Erdoğan’ın yeni bir Oslo süreci başlatılabileceği sözleri, hükümetin Kürt sorununda tekrar açılım perspektifine döneceği şeklinde yorumlanıyor ve Erdoğan’ın kongrede bu bağlamda net mesajlar vereceği söyleniyor. AKP liderinin “aslında Kürt sorunu yok” çizgisinde ısrar etmeyeceği kesin olmakla birlikte siyaseten kendisini ve hükümetini bağlayıcı çıkışlar yapacağını sanmam. Nitekim kongrenin temel sloganı da “Büyük Millet, Büyük Güç, Hedef 2023”, diğer bir deyişle “tek millet” duruşundan taviz yok. Bununla birlikte Erdoğan’ın Kürt sorununun insani yönünü öne çıkarmasını, yani Kürtlerin zihinlerinden çok kalplerine hitap etmesini bekliyorum.
5- Parti yönetimi nasıl şekillenir?
İşletilen istişare mekanizmaları, yaptırılan anketler vb.den sonra, tıpkı seçimlerde adayların belirlenmesi gibi yeni AKP yönetiminin kimlerden oluşacağını Erdoğan saptayacak. Bu nedenle medyada çıkan spekülasyonlar birer “tahmin”den ibaret. Yine de Numan Kurtulmuş başta olmak üzere birkaç eski HAS Partilinin, Süleyman Soylu ve Osman Can’ın vitrine çıkarılması şaşırtıcı olmayacaktır. Erdoğan milletvekili adaylarını belirlerken Kürt sorununa angaje olmuş isimlerin üzerini çizmiş yerlerine düşük profilli pek tanınmayan kişileri tercih etmişti. Eğer parti yönetimine Kürt sorununun çözümü noktasında iddia sahibi bir(kaç) isim katarsa sahiden ilginç olur. Bu bağlamda Haşim Haşimi’nin adı geçiyor ki bunda şaşıracak bir şey yok. Şaşırtıcı olan Milli Görüş geçmişine sahip Haşimi’nin bugüne kadar AKP’ye katılmamış olmasıdır.
unutmamak gerekiyor: Yarın Erdoğan sonrası AKP’nin sadece startı verilecek. Yani yepyeni bir süreç başlayacak. Bu nedenle yönetime girecek veya yönetimden çıkacak isimlere bakıp çok iddialı tahliller yapmak yanlış olacaktır.
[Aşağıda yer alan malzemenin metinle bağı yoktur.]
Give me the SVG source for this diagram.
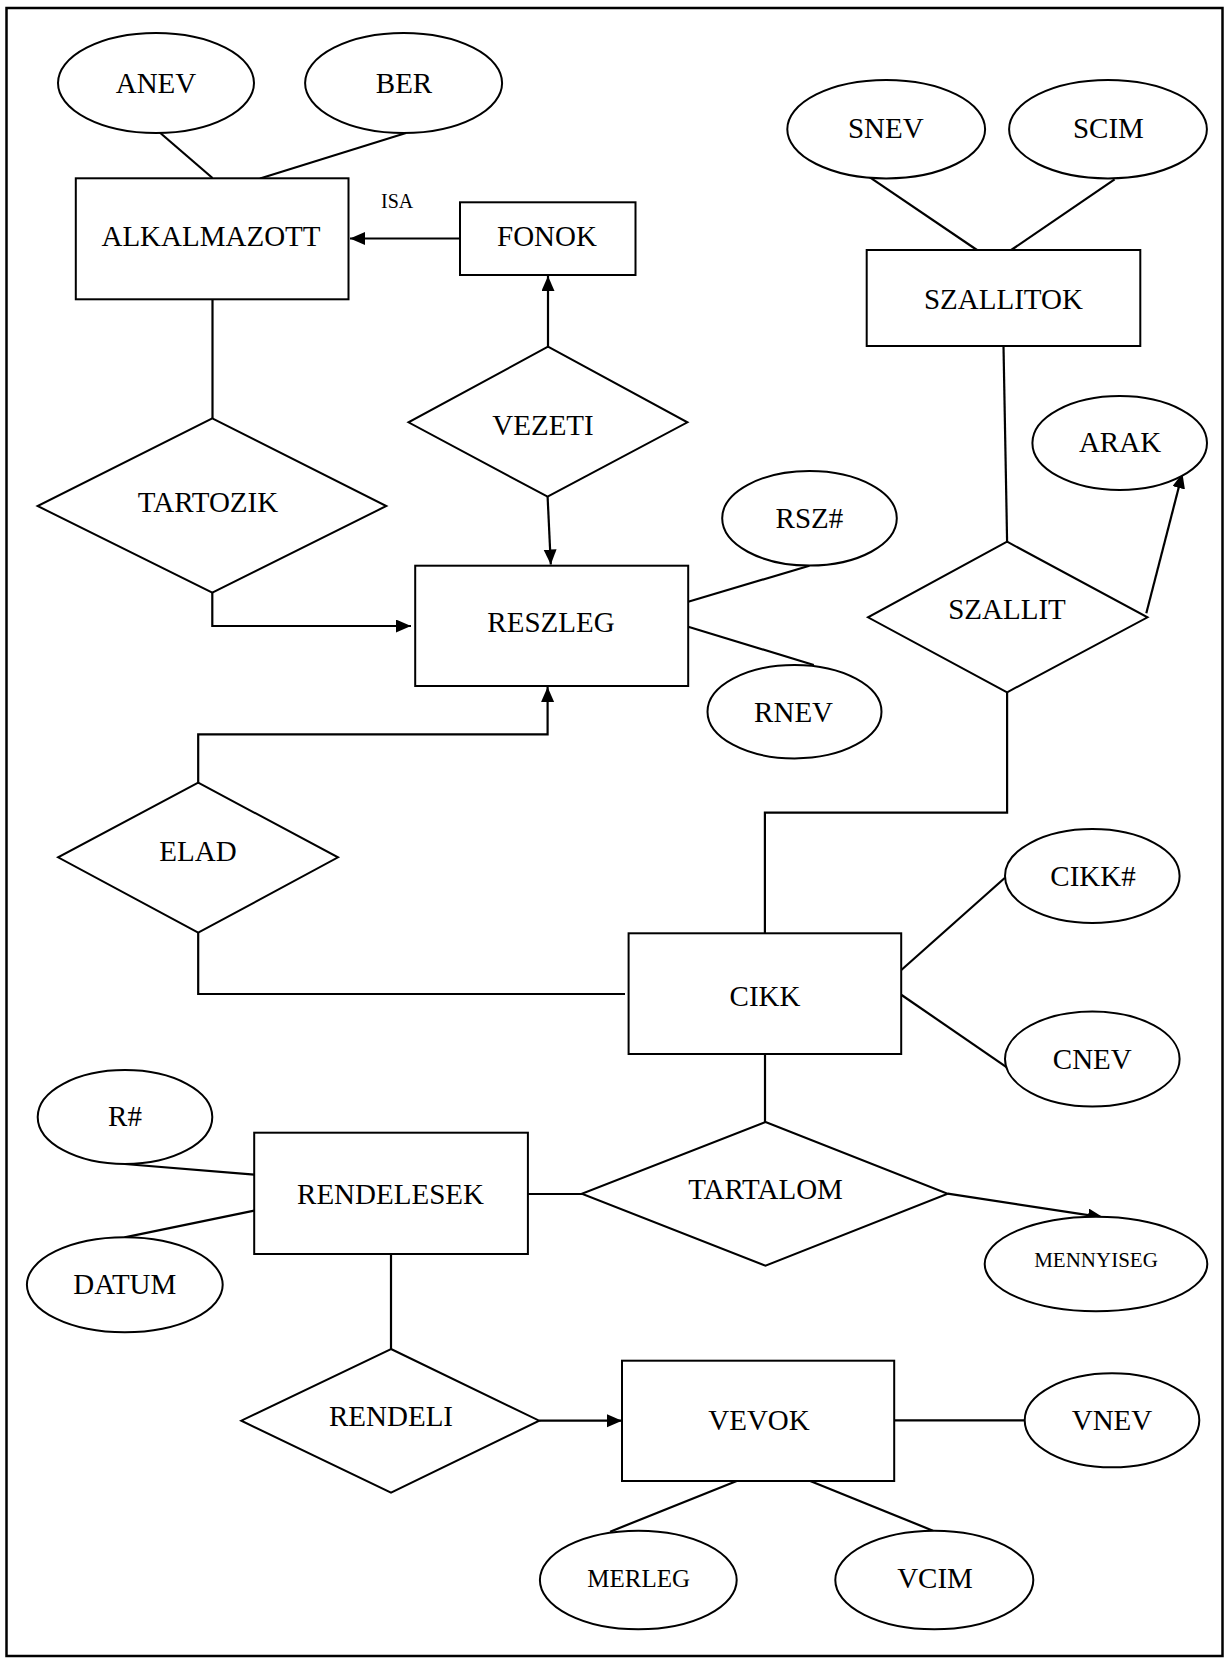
<svg xmlns="http://www.w3.org/2000/svg" width="1229" height="1663" viewBox="0 0 1229 1663">
<style>
.s{fill:#fff;stroke:#000;stroke-width:2}
.c{fill:none;stroke:#000;stroke-width:2.2}
text{font-family:"Liberation Serif","Times New Roman",serif;font-size:29px;fill:#000;text-anchor:middle}
.sm{font-size:20px;text-anchor:start}
</style>
<defs>
<marker id="ah" markerUnits="userSpaceOnUse" markerWidth="16" markerHeight="14" refX="15" refY="6.5" orient="auto">
<path d="M0,0 L15,6.5 L0,13 z" fill="#000"/>
</marker>
</defs>
<rect x="6.5" y="8" width="1216" height="1648" fill="#fff" stroke="#000" stroke-width="2.5"/>
<g id="connectors">
<line class="c" x1="158" y1="131" x2="212.5" y2="178"/>
<line class="c" x1="406" y1="133" x2="260" y2="178.5"/>
<line class="c" x1="460" y1="238.5" x2="350" y2="238.5" marker-end="url(#ah)"/>
<line class="c" x1="548" y1="346.7" x2="548" y2="276" marker-end="url(#ah)"/>
<line class="c" x1="212.5" y1="299.5" x2="212.5" y2="418.3"/>
<polyline class="c" points="212.3,592.7 212.3,626 411,626" marker-end="url(#ah)"/>
<line class="c" x1="547.6" y1="496.7" x2="550.8" y2="564.5" marker-end="url(#ah)"/>
<polyline class="c" points="198.2,782.7 198.2,734.3 547.6,734.3 547.6,687" marker-end="url(#ah)"/>
<polyline class="c" points="198.2,932.7 198.2,994 625,994"/>
<line class="c" x1="688.2" y1="601.7" x2="809.4" y2="565.7"/>
<line class="c" x1="688.2" y1="626.7" x2="813.8" y2="665"/>
<line class="c" x1="868.8" y1="176.7" x2="977" y2="250"/>
<line class="c" x1="1114.6" y1="179.3" x2="1011.2" y2="250"/>
<line class="c" x1="1003.5" y1="346" x2="1007.1" y2="541.7"/>
<line class="c" x1="1146.3" y1="613.3" x2="1182.4" y2="473.3" marker-end="url(#ah)"/>
<polyline class="c" points="1007.1,692.3 1007.1,812.7 764.9,812.7 764.9,933.3"/>
<line class="c" x1="898.8" y1="972.3" x2="1005" y2="877.7"/>
<line class="c" x1="901.6" y1="995" x2="1008.3" y2="1068.3"/>
<line class="c" x1="765" y1="1054" x2="765" y2="1122.3"/>
<line class="c" x1="124.6" y1="1164" x2="254.2" y2="1174.7"/>
<line class="c" x1="124.6" y1="1237.3" x2="254.2" y2="1210.7"/>
<line class="c" x1="527.9" y1="1194" x2="582.4" y2="1194"/>
<line class="c" x1="947.7" y1="1193.7" x2="1103" y2="1217.3" marker-end="url(#ah)"/>
<line class="c" x1="391" y1="1254" x2="391" y2="1349"/>
<line class="c" x1="539.2" y1="1420.7" x2="622" y2="1420.7" marker-end="url(#ah)"/>
<line class="c" x1="894.2" y1="1420.3" x2="1024.8" y2="1420.3"/>
<line class="c" x1="736.7" y1="1481" x2="610.1" y2="1531.7"/>
<line class="c" x1="810.2" y1="1481" x2="933" y2="1530.7"/>
</g>
<g id="ANEV"><ellipse class="s" cx="156" cy="83" rx="98" ry="50"/><text x="156" y="93">ANEV</text></g>
<g id="BER"><ellipse class="s" cx="403.6" cy="83" rx="98.5" ry="50"/><text x="404" y="93">BER</text></g>
<g id="ALKALMAZOTT"><rect class="s" x="75.8" y="178.3" width="272.7" height="121"/><text x="211" y="246">ALKALMAZOTT</text></g>
<g id="ISA"><text class="sm" x="381" y="208">ISA</text></g>
<g id="FONOK"><rect class="s" x="460" y="202.3" width="175.5" height="72.7"/><text x="547" y="246">FONOK</text></g>
<g id="VEZETI"><polygon class="s" points="548,346.7 687.4,422.3 547.6,496.7 408.5,422.3"/><text x="543" y="435">VEZETI</text></g>
<g id="TARTOZIK"><polygon class="s" points="212.3,418.3 386.3,506 212.3,592.7 37.6,506"/><text x="208" y="511.7">TARTOZIK</text></g>
<g id="RESZLEG"><rect class="s" x="415.2" y="565.7" width="273" height="120.3"/><text x="551" y="632.3">RESZLEG</text></g>
<g id="RSZ"><ellipse class="s" cx="809.5" cy="518.3" rx="87.3" ry="47.3"/><text x="809.4" y="528.3">RSZ#</text></g>
<g id="RNEV"><ellipse class="s" cx="794.5" cy="711.7" rx="87" ry="46.7"/><text x="793.6" y="721.7">RNEV</text></g>
<g id="SNEV"><ellipse class="s" cx="886.2" cy="129.2" rx="98.9" ry="49.2"/><text x="885.8" y="138.3">SNEV</text></g>
<g id="SCIM"><ellipse class="s" cx="1108" cy="129.2" rx="98.9" ry="49.2"/><text x="1108.4" y="138.3">SCIM</text></g>
<g id="SZALLITOK"><rect class="s" x="866.7" y="250" width="273.6" height="96"/><text x="1003.4" y="309.3">SZALLITOK</text></g>
<g id="ARAK"><ellipse class="s" cx="1119.7" cy="443" rx="87.3" ry="47"/><text x="1120" y="451.7">ARAK</text></g>
<g id="SZALLIT"><polygon class="s" points="1007.1,541.7 1147.5,617.3 1007.1,692.3 868,617.3"/><text x="1007" y="619.3">SZALLIT</text></g>
<g id="ELAD"><polygon class="s" points="198.2,782.7 338,857.3 198.2,932.7 58.1,857.3"/><text x="198" y="860.7">ELAD</text></g>
<g id="CIKK"><rect class="s" x="628.6" y="933.3" width="272.6" height="120.7"/><text x="765" y="1006">CIKK</text></g>
<g id="CIKKNO"><ellipse class="s" cx="1092.3" cy="876" rx="87.3" ry="47"/><text x="1093" y="885.7">CIKK#</text></g>
<g id="CNEV"><ellipse class="s" cx="1092.3" cy="1059" rx="87.3" ry="47.5"/><text x="1092.3" y="1069">CNEV</text></g>
<g id="R"><ellipse class="s" cx="125" cy="1117" rx="87.3" ry="47"/><text x="125" y="1126">R#</text></g>
<g id="DATUM"><ellipse class="s" cx="124.8" cy="1284.8" rx="97.9" ry="47.5"/><text x="124.8" y="1294.3">DATUM</text></g>
<g id="RENDELESEK"><rect class="s" x="254.2" y="1132.7" width="273.7" height="121.3"/><text x="390.5" y="1204">RENDELESEK</text></g>
<g id="TARTALOM"><polygon class="s" points="765.5,1122 947.7,1193.7 765.5,1265.7 581.8,1193.7"/><text x="765.5" y="1198.7">TARTALOM</text></g>
<g id="MENNYISEG"><ellipse class="s" cx="1096" cy="1264" rx="111.3" ry="47.3"/><text x="1096" y="1267.3" style="font-size:21px">MENNYISEG</text></g>
<g id="RENDELI"><polygon class="s" points="391,1349 539.2,1420.7 391,1492.7 241.3,1420.7"/><text x="391" y="1425.7">RENDELI</text></g>
<g id="VEVOK"><rect class="s" x="622" y="1360.7" width="272.2" height="120.3"/><text x="759" y="1430">VEVOK</text></g>
<g id="VNEV"><ellipse class="s" cx="1112" cy="1420.3" rx="87.3" ry="47"/><text x="1112" y="1430">VNEV</text></g>
<g id="MERLEG"><ellipse class="s" cx="638.3" cy="1580" rx="98.4" ry="49.3"/><text x="638.7" y="1586.7" style="font-size:25px">MERLEG</text></g>
<g id="VCIM"><ellipse class="s" cx="934.3" cy="1580" rx="99" ry="49.3"/><text x="935" y="1588.3">VCIM</text></g>
</svg>
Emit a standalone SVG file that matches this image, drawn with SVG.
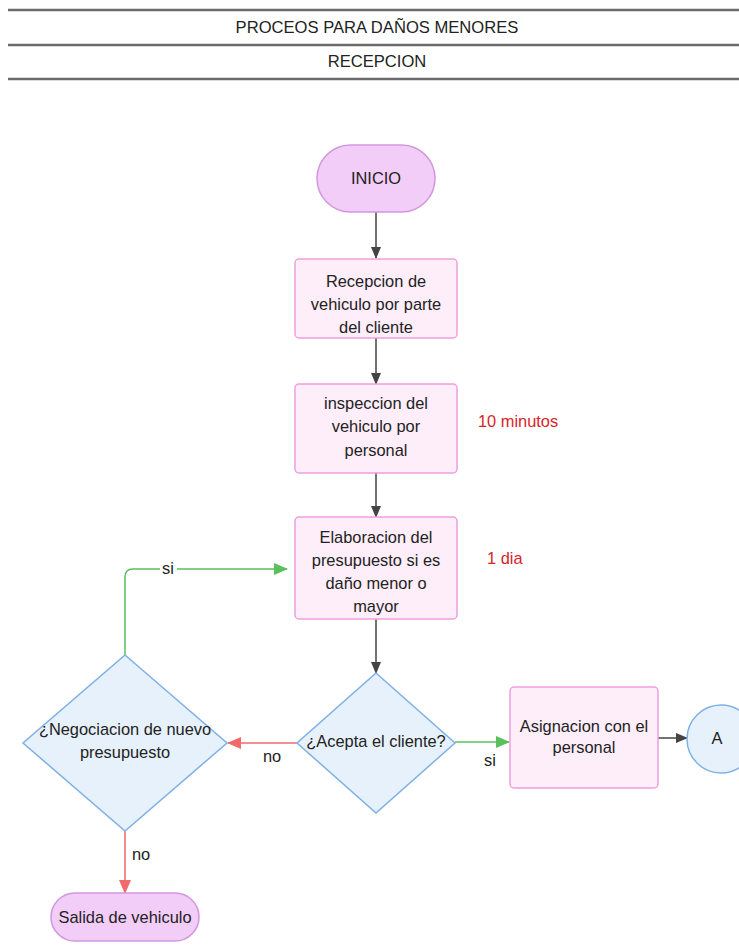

Belli bir süre sonra kabine revizyonu; TBMM grup yönetiminin değişimi gündeme gelebilir. Ayrıca iktidar partisi kongrenin hemen ardından yerel seçim için hazırlıklara başlayacak. Dolayısıyla Erdoğan parti yönetimine almayacağı bazı isimleri pekala başka, hatta çok daha etkili yerler için düşünüyor olabilir.
Kongre öncesi ‘2. adam’ mesajı
Başbakan Erdoğan, Numan Kurtulmuş’a verdiği önemi vurgulayan bir fotoğraf verdi. Erdoğan ve Kurtulmuş AK Parti Genel Merkezi’nde buluştuktan biraraya geldi. İkili önce Genel Merkez’in karşısındaki Başyazıcıoğlu Camii’nde Cuma namazını kıldı. Birlikte yürüyerek gittiği camiden çıktıktan sonra yine partinin karşısındaki lokantaya geçen Erdoğan ve Kurtulmuş öğle yemeğini de birlikte yedi. Erdoğan’ın kongre öncesi basına Kurtulmuş ile birlikt bu şekilde fotoğraf vermesi, siyasi kulislerde “2. adam” mesajı olarak yorumlandı. Erdoğan ve Kurtulmuş’un öğle yemeğine, Erdoğan’ın kurmayları da katıldı. Cağ kebabı, etli ekmek, tandır ve kadayıf dolması yenilen yemeğin faturasını kredi kartıyla ödeyen Başbakan’ın garsonlara da bahşiş verdiği belirtildi.